Pedagang Kecil di Surabaya Ini Merasakan Hematnya Jargas PGN
Sudah menjadi rahasia umum jika pedagang kecil sangat sensitif terhadap harga. Maklum margin keuntungan yang didapatkan juga kecil. Sehingga segala daya upaya dikerahkan untuk menekan biaya produksi. Agar labanya bisa membesar.
Itu pula yang dilakukan oleh Mujiarto. Sehari-hari dia berdagang nasi bungkus di Jalan Pandegiling Surabaya. Letaknya di ujung gang rumahnya di Jalan Kampung Malang Kulon 1 Nomor 7, Surabaya. Meski hanya berdagang di ujung gang, namun letaknya sangat strategis karena berdampingan dengan rumah bilyard ternama di Surabaya.
Pelanggan nasi bungkus Mujiarto ini adalah para pengunjung rumah bilyard ini. Rumah bilyard ini biasanya baru buka sekitar jam 10an pagi. Mujiarto pun dalam membuka warungnya menyesuaikan jam operasional rumah bilyard ini.
Dalam sehari biasanya Mujiarto bisa menyediakan sekitar 50 bungkus nasi. Jumlah yang tak terlalu banyak memang. “Dulu bisa sempat sampai 100 bungkus per hari. Namun sekarang berkurang, karena bilyard hanya menyediakan bola besar,” kata Mujiarto.
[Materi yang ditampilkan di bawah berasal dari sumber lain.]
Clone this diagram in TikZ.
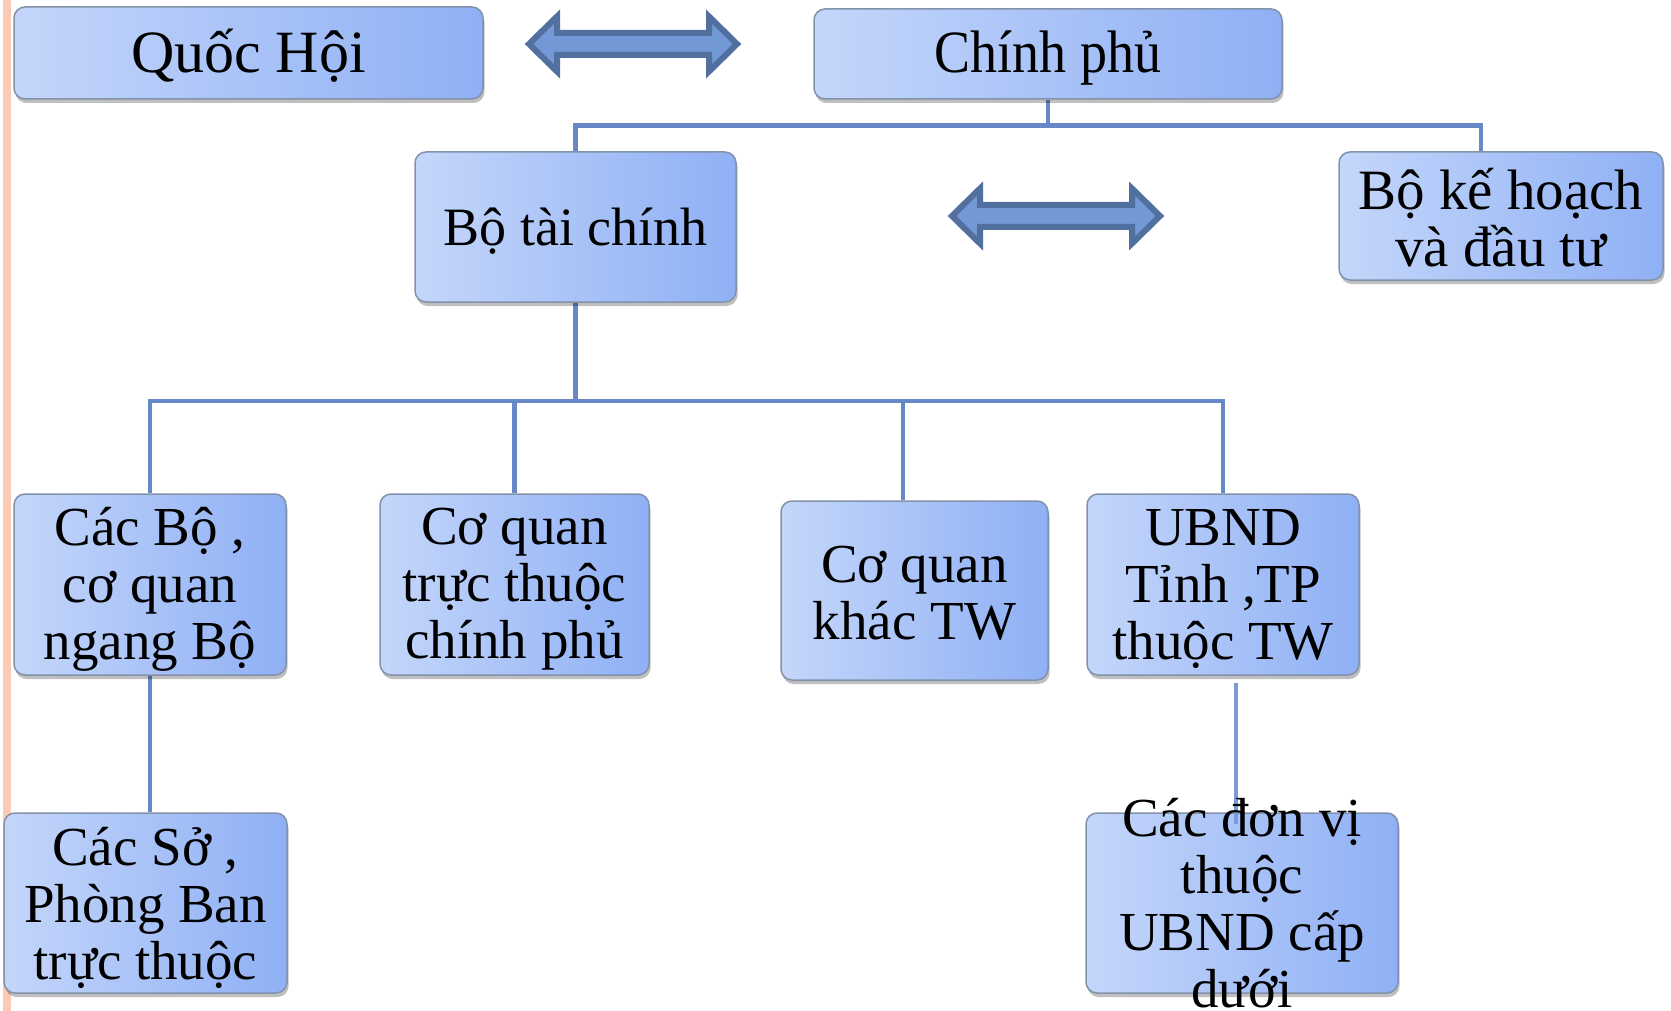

Bola besar dan bola kecil adalah istilah dalam dunia bilyard dalam hal penggunaan bola. Biasanya, orang awam lebih familiar dengan permainan bola kecil. Sedangkan untuk bola besar jarang peminatnya karena dianggap lebih susah. Tak heran jika pengunjung rumah bilyar menurun karena permainan yang disajikan tak terlalu familiar dengan pengunjung awam.
Karena pengunjung rumah bilyard yang turun itu, Mujiarto juga menurunkan jumlah sediaan nasi bungkusnya. Namun meski nasi bungkus yang dijual tak terlalu terlalu banyak, Mujiarto menyebut jika nasi bungkusnya termahal untuk ukuran nasi bungkus. Per bungkus ia jual sekitar Rp9 ribu. Bandingkan dengan nasi bungkus lain yang harganya hanya dibanderol antara Rp5-7ribu per bungkus. Bagi Mujiarto, kualitas dan cita rasa adalah yang utama.
Untuk menambah margin keuntungan, Mujiarto juga berjualan kopi dan aneka gorengan di lapaknya. Untuk kepentingan memasak di lapaknya dia masih mengandalkan sumber energi yang bisa dibawa-bawa.
Namun berbeda dengan di rumahnya. Rumah Mujiarto sudah menggunakan Jargas yang dialirkan oleh PT. PGN sekitar tiga tahun yang lalu. Awalnya Mujiarto tak membayangkan jika memakai Jargas yang dialirkan oleh PT. PGN bisa lebih menghemat dibandingkan dengan menggunakan sumber energi lain.
Saat awal memasang sekitar tiga tahun lalu, Mujiarto memang dijanjikan bisa lebih lebih hemat jika menggunakan Jargas dibanding sumber energi lain. Namun dia masih belum percaya karena belum membuktikan secara nyata. Baru sekarang dia merasakan betul manfaat Jargas PGN. Lebih Murah.
Sebagai perbandingan, setiap harinya jika sebelum menggunakan Jargas dia harus merogoh koceknya sekitar Rp35 ribu. Itu berarti dalam sebulan dia harus mengeluarkan uang sekitar Rp 1.050.000 untuk pembelian energi.
Namun setelah menggunakan Jargas PGN, per bulan dia hanya membayar tagihan sekitar Rp. 200-300ribu per bulan. Berarti ada selisih penghematan sekitar Rp700-800 per bulan.
Soal nyala api pun tak ada masalah. Dengan menggunakan Jargas dari PGN Mujiarto tetap masih bisa pakai kompor bertekanan seperti sebelumnya. Untuk proses memasak Mujiarto menggunakan tiga kompor di rumahnya. Dua kompor bertekanan dengan menggunakan sumber Jargas PGN. Sedangkan satunya lagi menggunakan sumber energi lain.
“Soal pemakaian sama saja dengan sumber energi lain. Tinggal minta setting ke petugas, Jargas PGN bisa digunakan untuk kompor bertekanan. Sama saja. Malah lebih hemat,” ujar Mujiarto.